Add Prometheus at http://localhost:9090 as a data source.
Import a Node Exporter dashboard (search gallery) and add your custom panels for:
- ai_sys: load, memory, I/O wait
- GPU utilization (via textfile exporter if you enable it)
- Inference latency from logs (exported through a small sidecar or custom metrics endpoint)
Optional: simple alert with Prometheus rules (save as ~/prometheus/alerts.yml and reference via --rule.files):
groups:
- name: ai-latency
rules:
- alert: InferenceLatencyHigh
expr: histogram_quantile(0.95, sum(rate(http_request_duration_seconds_bucket{service="ai"}[5m])) by (le)) > 0.25
for: 10m
labels:
severity: page
annotations:
summary: "High p95 inference latency"
description: "p95 latency > 250ms for 10m"

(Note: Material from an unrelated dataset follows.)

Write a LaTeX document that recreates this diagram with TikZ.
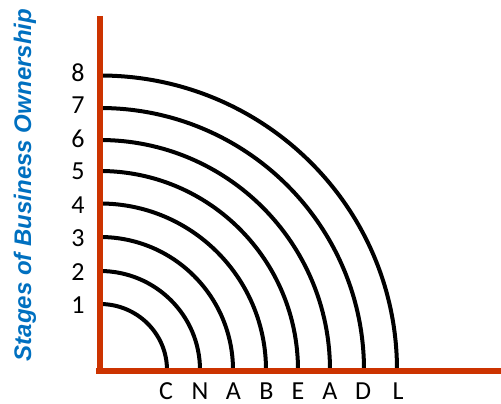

Hook this to email/Slack/PagerDuty via Alertmanager when you’re ready.
A compact, real-world AI monitoring checklist
Use this before and after every deploy:
Capacity and hardware
- CPU load and %iowait are within historical bands
- Memory headroom > 20%, no swapping under load
- GPU util < 85% sustained unless intended; GPU mem headroom > 10%
- Disk I/O latency stable; network egress not throttled
Service SLOs
- Health endpoint status=200
- p95 latency within target for realistic payload sizes
- Error rate and timeouts near zero
Data sanity
- Key input features within baseline ranges
- Payload shapes/sizes within expected bounds
- Spike detection on traffic volume
Reproducibility
- Model version, git SHA, and config hash embedded and visible
- Artifact checksums recorded
- Change log links from dashboards to releases
Observability plumbing
- Node and app metrics scraping confirmed in Prometheus
- Dashboards pinned to SLOs
- Alerts tested with known-bad scenarios
Conclusion and next step
AI systems don’t fail in one place—they fade across systems, data, and code. A Bash-first checklist, coupled with a few lightweight tools, gives you fast visibility and a reliable early-warning system.
Your next step:
Put ai-sys-sample.sh and ai-http-check.sh on one production host today.
Stand up Prometheus and Grafana with Docker/Podman.
In a week, capture baselines and wire one alert.
Small steps compound. Start monitoring what matters and make silent failures loud—before your users find them.